→ **EXERCISE GOAL**
Quote exactly, and only, the lines from the one with "What seaborn and" down to the one with "import pandas as pd", both included.

→ **SOURCE RECORDS**
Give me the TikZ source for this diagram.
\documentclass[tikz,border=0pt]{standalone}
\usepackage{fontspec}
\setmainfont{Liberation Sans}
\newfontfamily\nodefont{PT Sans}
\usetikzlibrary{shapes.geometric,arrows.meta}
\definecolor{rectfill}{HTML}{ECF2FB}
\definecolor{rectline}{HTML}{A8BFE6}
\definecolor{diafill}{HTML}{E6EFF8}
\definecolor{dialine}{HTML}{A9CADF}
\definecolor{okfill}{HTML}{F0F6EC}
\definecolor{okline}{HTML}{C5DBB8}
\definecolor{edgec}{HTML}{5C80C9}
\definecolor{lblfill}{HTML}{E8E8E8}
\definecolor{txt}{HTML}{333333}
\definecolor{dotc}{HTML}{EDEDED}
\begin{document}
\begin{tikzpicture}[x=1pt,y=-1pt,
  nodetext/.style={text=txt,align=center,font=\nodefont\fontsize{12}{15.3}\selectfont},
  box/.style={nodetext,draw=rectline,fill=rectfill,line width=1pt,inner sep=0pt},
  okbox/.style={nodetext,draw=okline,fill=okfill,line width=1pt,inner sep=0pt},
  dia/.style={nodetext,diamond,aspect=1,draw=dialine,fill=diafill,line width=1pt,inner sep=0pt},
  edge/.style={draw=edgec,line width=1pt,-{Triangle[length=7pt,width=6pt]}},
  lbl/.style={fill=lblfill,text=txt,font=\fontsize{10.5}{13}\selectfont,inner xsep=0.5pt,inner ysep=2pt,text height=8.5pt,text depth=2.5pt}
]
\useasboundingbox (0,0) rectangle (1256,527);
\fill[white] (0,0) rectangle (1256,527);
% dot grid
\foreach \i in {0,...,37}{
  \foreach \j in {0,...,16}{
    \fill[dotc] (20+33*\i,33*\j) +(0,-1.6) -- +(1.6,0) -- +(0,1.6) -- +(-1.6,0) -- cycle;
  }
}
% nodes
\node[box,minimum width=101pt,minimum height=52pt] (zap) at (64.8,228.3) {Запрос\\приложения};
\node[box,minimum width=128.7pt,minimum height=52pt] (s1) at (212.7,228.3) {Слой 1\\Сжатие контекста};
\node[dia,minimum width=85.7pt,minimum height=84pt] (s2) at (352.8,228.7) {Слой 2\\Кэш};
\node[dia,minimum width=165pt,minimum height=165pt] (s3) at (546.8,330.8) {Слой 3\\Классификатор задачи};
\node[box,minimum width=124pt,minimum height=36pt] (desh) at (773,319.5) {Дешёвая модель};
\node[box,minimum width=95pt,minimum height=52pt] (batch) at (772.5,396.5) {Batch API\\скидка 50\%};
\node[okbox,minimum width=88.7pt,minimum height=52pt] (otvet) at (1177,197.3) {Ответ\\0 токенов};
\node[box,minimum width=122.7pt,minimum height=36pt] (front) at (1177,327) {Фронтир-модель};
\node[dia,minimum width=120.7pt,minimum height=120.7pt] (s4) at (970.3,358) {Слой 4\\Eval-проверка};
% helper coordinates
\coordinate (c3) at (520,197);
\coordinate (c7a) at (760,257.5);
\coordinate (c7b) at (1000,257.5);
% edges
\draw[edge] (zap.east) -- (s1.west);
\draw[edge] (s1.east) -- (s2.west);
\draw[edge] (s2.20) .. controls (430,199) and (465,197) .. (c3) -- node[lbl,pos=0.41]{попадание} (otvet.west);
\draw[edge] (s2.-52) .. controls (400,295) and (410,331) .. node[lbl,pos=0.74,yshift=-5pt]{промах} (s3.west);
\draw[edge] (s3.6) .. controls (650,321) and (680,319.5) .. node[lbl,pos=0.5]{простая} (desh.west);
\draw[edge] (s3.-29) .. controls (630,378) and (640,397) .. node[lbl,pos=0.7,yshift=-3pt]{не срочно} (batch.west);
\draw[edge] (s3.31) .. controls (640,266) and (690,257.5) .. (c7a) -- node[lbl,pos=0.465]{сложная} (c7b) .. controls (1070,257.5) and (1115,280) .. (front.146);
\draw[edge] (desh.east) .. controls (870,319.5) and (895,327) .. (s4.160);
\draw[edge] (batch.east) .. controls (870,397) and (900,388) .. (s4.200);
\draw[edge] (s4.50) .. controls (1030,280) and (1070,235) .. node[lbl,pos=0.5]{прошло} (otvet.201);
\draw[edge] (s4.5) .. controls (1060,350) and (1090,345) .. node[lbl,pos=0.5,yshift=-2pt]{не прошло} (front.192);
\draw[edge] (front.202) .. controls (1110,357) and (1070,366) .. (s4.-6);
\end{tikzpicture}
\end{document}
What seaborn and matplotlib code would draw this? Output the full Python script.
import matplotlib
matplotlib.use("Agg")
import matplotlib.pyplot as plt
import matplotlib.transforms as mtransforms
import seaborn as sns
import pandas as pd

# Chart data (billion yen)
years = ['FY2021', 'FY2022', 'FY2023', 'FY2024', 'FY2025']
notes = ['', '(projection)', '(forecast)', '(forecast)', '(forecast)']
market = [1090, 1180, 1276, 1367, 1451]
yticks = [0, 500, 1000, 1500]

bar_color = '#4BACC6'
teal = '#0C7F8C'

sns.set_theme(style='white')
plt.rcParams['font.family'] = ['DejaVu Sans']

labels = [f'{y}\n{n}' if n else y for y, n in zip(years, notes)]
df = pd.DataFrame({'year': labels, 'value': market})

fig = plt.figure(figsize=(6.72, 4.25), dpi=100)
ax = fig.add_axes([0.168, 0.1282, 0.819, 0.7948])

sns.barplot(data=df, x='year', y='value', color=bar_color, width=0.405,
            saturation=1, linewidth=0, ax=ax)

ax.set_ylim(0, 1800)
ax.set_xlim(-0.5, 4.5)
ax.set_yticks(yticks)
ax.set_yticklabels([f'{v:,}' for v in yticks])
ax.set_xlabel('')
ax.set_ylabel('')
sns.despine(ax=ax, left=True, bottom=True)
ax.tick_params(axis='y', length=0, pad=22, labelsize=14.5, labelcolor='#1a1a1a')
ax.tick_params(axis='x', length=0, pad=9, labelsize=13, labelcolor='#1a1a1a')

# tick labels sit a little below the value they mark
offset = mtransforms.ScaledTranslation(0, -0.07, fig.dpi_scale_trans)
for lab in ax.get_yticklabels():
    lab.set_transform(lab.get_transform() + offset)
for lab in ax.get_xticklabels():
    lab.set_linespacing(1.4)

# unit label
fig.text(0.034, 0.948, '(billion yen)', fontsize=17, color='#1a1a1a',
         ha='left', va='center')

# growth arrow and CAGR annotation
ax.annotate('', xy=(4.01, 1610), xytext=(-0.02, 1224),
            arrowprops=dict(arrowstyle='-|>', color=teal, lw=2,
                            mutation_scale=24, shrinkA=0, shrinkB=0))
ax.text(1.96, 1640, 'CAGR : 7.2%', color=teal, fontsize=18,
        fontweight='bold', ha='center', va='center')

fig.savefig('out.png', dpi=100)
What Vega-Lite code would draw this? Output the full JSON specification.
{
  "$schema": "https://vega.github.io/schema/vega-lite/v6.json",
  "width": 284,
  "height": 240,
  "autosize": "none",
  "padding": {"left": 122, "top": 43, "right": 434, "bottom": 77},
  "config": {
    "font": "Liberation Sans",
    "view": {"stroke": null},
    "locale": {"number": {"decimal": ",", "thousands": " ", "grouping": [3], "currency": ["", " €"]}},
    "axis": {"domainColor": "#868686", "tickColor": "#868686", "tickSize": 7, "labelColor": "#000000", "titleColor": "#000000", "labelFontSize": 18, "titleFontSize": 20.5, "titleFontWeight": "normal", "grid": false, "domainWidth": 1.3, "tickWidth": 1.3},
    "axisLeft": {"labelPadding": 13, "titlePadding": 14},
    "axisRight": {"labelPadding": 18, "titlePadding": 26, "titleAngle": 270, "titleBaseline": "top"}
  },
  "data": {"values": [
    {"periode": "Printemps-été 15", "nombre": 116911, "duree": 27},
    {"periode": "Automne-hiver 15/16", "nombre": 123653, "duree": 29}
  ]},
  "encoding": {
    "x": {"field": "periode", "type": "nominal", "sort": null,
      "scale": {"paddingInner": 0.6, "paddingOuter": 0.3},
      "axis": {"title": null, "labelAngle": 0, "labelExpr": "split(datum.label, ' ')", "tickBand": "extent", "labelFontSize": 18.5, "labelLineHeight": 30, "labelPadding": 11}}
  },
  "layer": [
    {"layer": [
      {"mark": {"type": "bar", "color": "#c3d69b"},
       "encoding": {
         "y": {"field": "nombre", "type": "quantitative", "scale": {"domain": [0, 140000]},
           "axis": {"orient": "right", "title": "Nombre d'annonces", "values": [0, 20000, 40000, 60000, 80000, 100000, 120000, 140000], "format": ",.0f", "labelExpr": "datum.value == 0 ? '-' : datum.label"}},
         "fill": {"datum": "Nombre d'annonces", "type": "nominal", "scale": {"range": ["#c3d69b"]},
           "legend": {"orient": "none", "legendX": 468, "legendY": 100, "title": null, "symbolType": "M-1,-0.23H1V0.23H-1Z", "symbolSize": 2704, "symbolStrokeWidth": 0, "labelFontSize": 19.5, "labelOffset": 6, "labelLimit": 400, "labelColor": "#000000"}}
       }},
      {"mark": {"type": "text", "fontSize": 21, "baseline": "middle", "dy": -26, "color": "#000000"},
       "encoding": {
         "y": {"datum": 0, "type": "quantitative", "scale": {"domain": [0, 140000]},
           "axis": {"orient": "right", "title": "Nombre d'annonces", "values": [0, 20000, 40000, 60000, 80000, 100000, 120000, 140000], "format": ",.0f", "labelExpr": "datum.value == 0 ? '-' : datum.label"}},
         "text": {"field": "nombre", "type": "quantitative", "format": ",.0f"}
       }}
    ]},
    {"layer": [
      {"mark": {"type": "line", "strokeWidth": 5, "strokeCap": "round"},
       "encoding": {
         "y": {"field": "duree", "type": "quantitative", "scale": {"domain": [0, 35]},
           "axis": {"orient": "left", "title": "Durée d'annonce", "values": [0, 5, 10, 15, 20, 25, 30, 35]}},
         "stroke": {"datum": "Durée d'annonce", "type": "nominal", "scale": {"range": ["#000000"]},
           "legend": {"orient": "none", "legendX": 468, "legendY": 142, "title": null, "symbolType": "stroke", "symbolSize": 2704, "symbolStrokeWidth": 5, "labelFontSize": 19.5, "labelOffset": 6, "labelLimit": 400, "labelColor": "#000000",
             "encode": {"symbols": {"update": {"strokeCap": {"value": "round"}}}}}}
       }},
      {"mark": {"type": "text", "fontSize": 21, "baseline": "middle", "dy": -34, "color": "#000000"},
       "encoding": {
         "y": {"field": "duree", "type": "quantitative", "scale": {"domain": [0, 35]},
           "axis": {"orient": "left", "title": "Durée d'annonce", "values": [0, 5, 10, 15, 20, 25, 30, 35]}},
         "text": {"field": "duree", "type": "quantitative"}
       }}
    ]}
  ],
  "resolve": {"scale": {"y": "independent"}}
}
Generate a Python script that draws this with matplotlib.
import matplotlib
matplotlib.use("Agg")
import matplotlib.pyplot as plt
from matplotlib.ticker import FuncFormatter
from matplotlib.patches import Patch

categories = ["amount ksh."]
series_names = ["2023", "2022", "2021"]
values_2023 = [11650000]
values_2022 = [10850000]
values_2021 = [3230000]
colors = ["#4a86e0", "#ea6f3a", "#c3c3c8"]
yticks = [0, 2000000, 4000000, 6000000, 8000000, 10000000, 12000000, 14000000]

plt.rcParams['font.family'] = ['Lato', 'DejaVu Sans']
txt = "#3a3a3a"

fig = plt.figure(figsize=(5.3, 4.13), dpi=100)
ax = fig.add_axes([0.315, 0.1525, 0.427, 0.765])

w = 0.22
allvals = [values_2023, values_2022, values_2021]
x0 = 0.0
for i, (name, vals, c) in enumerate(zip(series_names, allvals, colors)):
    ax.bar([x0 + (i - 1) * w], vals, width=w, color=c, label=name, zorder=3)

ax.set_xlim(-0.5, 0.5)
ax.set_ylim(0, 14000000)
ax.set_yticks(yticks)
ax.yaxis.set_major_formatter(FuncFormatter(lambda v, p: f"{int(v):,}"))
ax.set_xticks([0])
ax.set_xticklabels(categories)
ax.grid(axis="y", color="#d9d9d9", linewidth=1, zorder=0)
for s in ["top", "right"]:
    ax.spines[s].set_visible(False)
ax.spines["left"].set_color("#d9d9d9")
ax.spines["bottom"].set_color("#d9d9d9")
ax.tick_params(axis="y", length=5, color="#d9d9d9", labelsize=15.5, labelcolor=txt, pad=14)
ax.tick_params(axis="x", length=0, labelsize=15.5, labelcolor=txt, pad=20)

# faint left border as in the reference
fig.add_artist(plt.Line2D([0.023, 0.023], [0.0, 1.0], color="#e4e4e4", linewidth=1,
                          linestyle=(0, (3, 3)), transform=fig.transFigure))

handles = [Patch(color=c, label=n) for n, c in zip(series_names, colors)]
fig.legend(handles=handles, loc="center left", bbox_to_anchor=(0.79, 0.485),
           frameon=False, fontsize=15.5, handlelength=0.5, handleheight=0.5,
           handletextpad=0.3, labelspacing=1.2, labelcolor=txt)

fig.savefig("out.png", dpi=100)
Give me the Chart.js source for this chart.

→ **WORKED SOLUTION**
What seaborn and matplotlib code would draw this? Output the full Python script.
import matplotlib
matplotlib.use("Agg")
import matplotlib.pyplot as plt
import matplotlib.transforms as mtransforms
import seaborn as sns
import pandas as pd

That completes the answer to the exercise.